Short, with mate Albert Sass (d.1935) and engineer Thomas J. Hardy took steps to save the steamer. They lashed the boat up to the shore outside of the boat basin, on the east side of the river, where a road, submerged by then, ran between Oregon City and Canemah. Short pumped water ballast into the hull so the vessel would settle evening once the waters receded.
The crew kept 120 pounds of steam pressure in the boiler, just in case the nine lines running to shore, and attached to railroad tracks, trees, and rocks, proved insufficient to hold the steamer. If that occurred, their only option would have been to go over the falls. The boat was also in danger during this time from floating rafts of sawlogs which came a foot from the hull.
After about a week, the waters receded, and Three Sisters came to rest on the road, completely out of the water. Captain Bert Hatch, on the steamer Wm. M. Hoag, with Capt. George Raabe in command, brought up some house moving equipment from Salem, and with jacks and blocking tackle, Three Sisters was raised two or three feet. Blocking was put under the boat, and the vessel was left there to await refloating efforts.
Three Sisters was still out of the water on February 21, 1890, when bids were being taken to launch the vessel back into the river. The contract to relaunch the steamer was secured by H.L. “Bert” Hatch, of Salem, Oregon. The plan, as of March 8, 1890, was to raise the steamer about three feet up from the ground on blocks until the boat basin at Oregon City, which was damaged in the flood, could be repaired, then launch the vessel into the basin.
Three Sisters was out of the water for over three months. When the repairs to the boat basin were finally complete, the Oregon Pacific Railroad sent ship carpenters to the site from Yaquina Bay, with large timbers to construct a boat way under the steamer. The vessel was finally relaunched on July 6, and was then taken upriver to Corvallis.
In January 1892, the assets of the Oregon Pacific railway, including the steamer Three Sisters, were sold to satisfy the claims of the company’s bondholders.
In 1892 and 1893, the Oregon Pacific Railroad had fallen behind in paying the crew of its steamboats, including those of Three Sisters and Wm. M. Hoag. In April 1895, fourteen crew members filed suit in the U.S.District Court seeking to impose a maritime lien, called a libel on Three Sisters, for unpaid wages in 1892 and 1893 totaling $754.86.
To reach Harrisburg and Eugene, Oregon in the during the low water of the summer of 1893, the upper cabins of Three Sisters were stripped from the vessel, thus decreasing the draft of the vessel by three inches.
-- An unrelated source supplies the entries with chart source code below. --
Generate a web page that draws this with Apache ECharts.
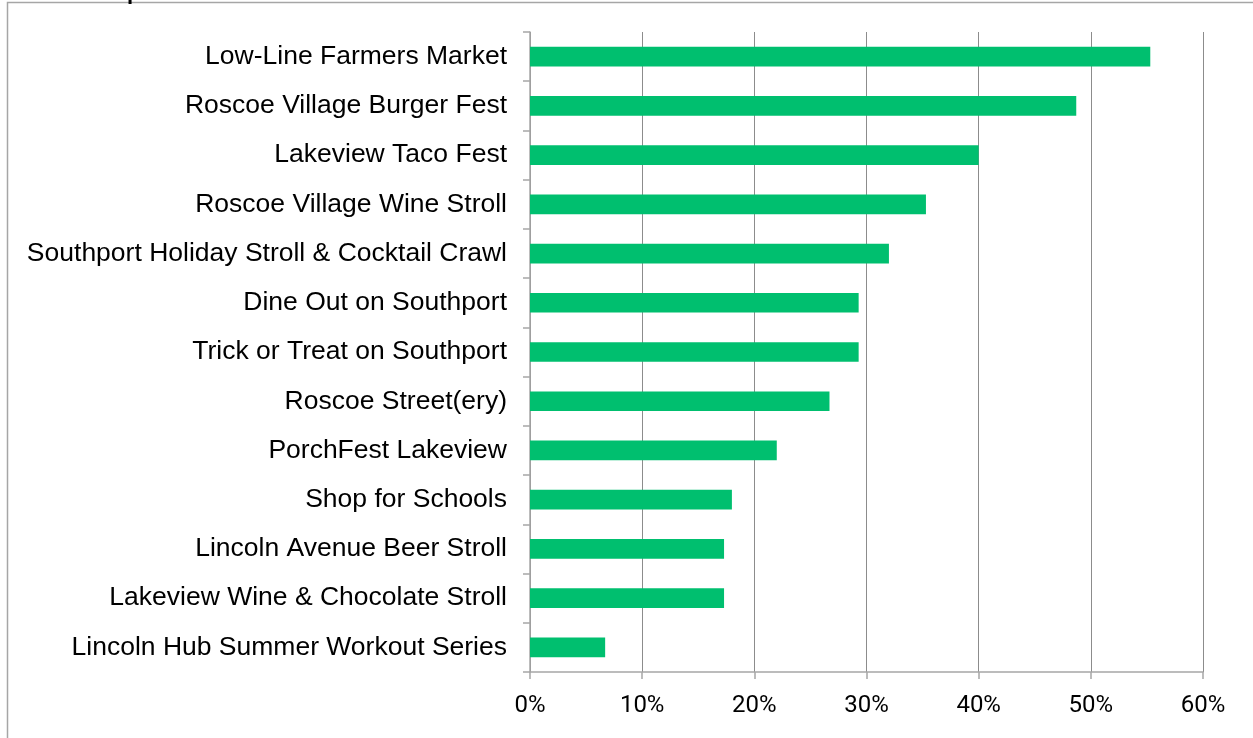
<!DOCTYPE html>
<html>
<head>
<meta charset="utf-8">
<script src="https://cdn.jsdelivr.net/npm/echarts@6/dist/echarts.min.js"></script>
<style>
html,body{margin:0;padding:0;background:#fff;}
#c{width:1253px;height:738px;}
</style>
</head>
<body>
<div id="c"></div>
<script>
const categories = [
  "Low-Line Farmers Market",
  "Roscoe Village Burger Fest",
  "Lakeview Taco Fest",
  "Roscoe Village Wine Stroll",
  "Southport Holiday Stroll & Cocktail Crawl",
  "Dine Out on Southport",
  "Trick or Treat on Southport",
  "Roscoe Street(ery)",
  "PorchFest Lakeview",
  "Shop for Schools",
  "Lincoln Avenue Beer Stroll",
  "Lakeview Wine & Chocolate Stroll",
  "Lincoln Hub Summer Workout Series"
];
const values = [55.3, 48.7, 40.0, 35.3, 32.0, 29.3, 29.3, 26.7, 22.0, 18.0, 17.3, 17.3, 6.7];
const xTicks = [0, 10, 20, 30, 40, 50, 60];

const chart = echarts.init(document.getElementById('c'), null, {renderer: 'canvas'});
chart.setOption({
  animation: false,
  backgroundColor: '#ffffff',
  graphic: [
    {type: 'rect', shape: {x: 7.5, y: 2.5, width: 1260, height: 760}, style: {fill: 'none', stroke: '#a6a6a6', lineWidth: 1.5}, silent: true},
    {type: 'text', left: 127, top: -18, style: {text: 'p', fontSize: 22, fontWeight: 'bold', fontFamily: 'Liberation Sans', fill: '#000'}, silent: true}
  ],
  grid: {left: 530, right: 50, top: 32, bottom: 66, containLabel: false},
  xAxis: {
    type: 'value',
    min: xTicks[0],
    max: xTicks[xTicks.length - 1],
    interval: 10,
    axisLine: {show: true, lineStyle: {color: '#a6a6a6', width: 1.5}},
    axisTick: {show: true, length: 7, lineStyle: {color: '#a6a6a6', width: 1.5}},
    splitLine: {show: true, lineStyle: {color: '#8c8c8c', width: 1}},
    axisLabel: {
      formatter: v => v + '%',
      color: '#000',
      fontSize: 24,
      fontFamily: "Roboto, 'Liberation Sans', sans-serif",
      margin: 22
    }
  },
  yAxis: {
    type: 'category',
    data: categories,
    inverse: true,
    axisLine: {show: true, lineStyle: {color: '#a6a6a6', width: 1.5}},
    axisTick: {show: true, length: 7, lineStyle: {color: '#a6a6a6', width: 1.5}},
    axisLabel: {
      color: '#000',
      fontSize: 26.5,
      fontFamily: "'Liberation Sans', Arial, sans-serif",
      margin: 23
    }
  },
  series: [{
    type: 'bar',
    data: values,
    barWidth: '40%',
    itemStyle: {color: '#00bf6f'}
  }]
});
</script>
</body>
</html>
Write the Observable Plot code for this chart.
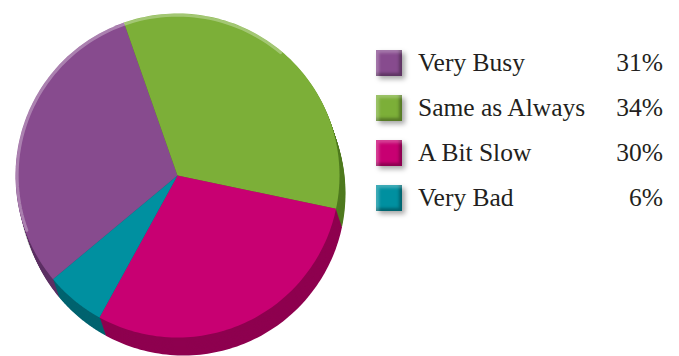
<!DOCTYPE html>
<html><head><meta charset="utf-8">
<script src="https://cdn.jsdelivr.net/npm/d3@7"></script>
<script src="https://cdn.jsdelivr.net/npm/@observablehq/plot@0.6"></script>
<style>
html,body{margin:0;padding:0;background:#fff;}
#wrap{position:relative;width:679px;height:356px;overflow:hidden;}
#chart{position:absolute;left:0;top:0;}
#legend{position:absolute;left:376px;top:40px;font-family:"Liberation Serif","DejaVu Serif",serif;color:#231f20;font-size:25.5px;}
.row{display:flex;align-items:center;height:45px;}
.sw{width:26px;height:26px;box-shadow:inset 3px 3px 3px rgba(255,255,255,0.25),inset -3px -3px 3px rgba(0,0,0,0.3),3px 3px 5px rgba(0,0,0,0.35);}
.lab{margin-left:16px;width:198px;white-space:nowrap;}
.pct{width:47px;text-align:right;}
</style></head>
<body><div id="wrap"><div id="chart"></div><div id="legend"></div></div>
<script>
const categories = ["Very Busy", "Same as Always", "A Bit Slow", "Very Bad"];
const values = [31, 34, 30, 6];
const labels = ["31%", "34%", "30%", "6%"];
const colors = ["#874b8e", "#7caf38", "#c80072", "#0090a0"];
const darkColors = ["#5c2f63", "#4f7a1f", "#8e004f", "#00636f"];

const startDeg = -129.8;
const total = d3.sum(values);
let acc = startDeg * Math.PI / 180;
const slices = categories.map((name, i) => {
  const a0 = acc, a1 = acc + values[i] / total * 2 * Math.PI;
  acc = a1;
  const pts = [[0, 0]];
  const n = 80;
  for (let k = 0; k <= n; k++) {
    const a = a0 + (a1 - a0) * k / n;
    pts.push([Math.sin(a), -Math.cos(a)]);
  }
  pts.push([0, 0]);
  return {type: "Feature", properties: {name, i}, geometry: {type: "Polygon", coordinates: [pts]}};
});
const circlePts = d3.range(0, 361, 2).map(d => [Math.sin(d * Math.PI / 180), -Math.cos(d * Math.PI / 180)]);
const disc = {type: "Polygon", coordinates: [circlePts]};
const rimArc = {type: "LineString", coordinates: d3.range(-110, 41, 2).map(d => [0.99 * Math.sin(d * Math.PI / 180), -0.99 * Math.cos(d * Math.PI / 180)])};
const domain = {type: "Polygon", coordinates: [[[-1,-1],[1,-1],[1,1],[-1,1],[-1,-1]]]};

const depthMarks = [];
const N = 16;
for (let k = N; k >= 1; k--) {
  depthMarks.push(Plot.geo(slices, {fill: d => darkColors[d.properties.i], dx: 6 * k / N, dy: 18 * k / N}));
}

const plot = Plot.plot({
  width: 360, height: 356,
  marginLeft: 15, marginTop: 13, marginRight: 21, marginBottom: 19,
  projection: {type: "identity", domain, clip: false},
  marks: [
    Plot.geo([disc], {fill: "#000", fillOpacity: 0.4, dx: 3, dy: 12, ariaLabel: "shadow"}),
    ...depthMarks,
    Plot.geo(slices, {fill: d => colors[d.properties.i]}),
    Plot.geo([rimArc], {fill: "none", stroke: "#fff", strokeOpacity: 0.3, strokeWidth: 3, ariaLabel: "rim"})
  ]
});
document.getElementById("chart").appendChild(plot);
const sh = plot.querySelector('g[aria-label="shadow"]');
if (sh) sh.style.filter = "blur(5px)";
const rim = plot.querySelector('g[aria-label="rim"]');
if (rim) rim.style.filter = "blur(1.2px)";

const legend = document.getElementById("legend");
categories.forEach((c, i) => {
  const row = document.createElement("div");
  row.className = "row";
  row.innerHTML = `<div class="sw" style="background:${colors[i]}"></div><div class="lab">${c}</div><div class="pct">${labels[i]}</div>`;
  legend.appendChild(row);
});
</script></body></html>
The steamer reached Harrisburg on August 14, 1893, carrying 16 tons of freight from Corvallis. This was considered a feat of navigation in the low water season. Three Sisters was expected to take 60 to 75 tons of freight, consisting mainly of sacks of wheat, downriver from Harrisburg.
As of July 1893 Three Sisters was insured for $13,000.
In March 1896, when the government snagboat Corvallis had sunk in the Willamette River, at the mouth of Meeks Slough, Three Sisters was hired to attempt to drag the Corvallis to a position where the snagboat could be raised.
In April 1896, it was reported that “the jig is up with the old steamer Three Sisters.” During a recent high water period on the Willamette, Three Sisters had been hauled out on the riverbank downstream from Corvallis, and as of April 21, 1896, the plan was to dismantle the steamer. The hull was reported to have become so decayed and leaky that the owners decided that the steamer would no longer be of use.
By May 4, 1896, the work of dismantling the steamer was nearly complete. The lighter machinery had been removed and stored in an old warehouse near the O.C.& E depot at Corvallis. The boiler, the stern-wheel shaft, and other heavy pieces were left where they had been removed, and it was planned to build a temporary structure over them.
- Nash, Wallis (1893), The Oregon Pacific Railroad Company: Some Observations on a Pamphlet …, San Francisco, CA: Bacon Printing Co.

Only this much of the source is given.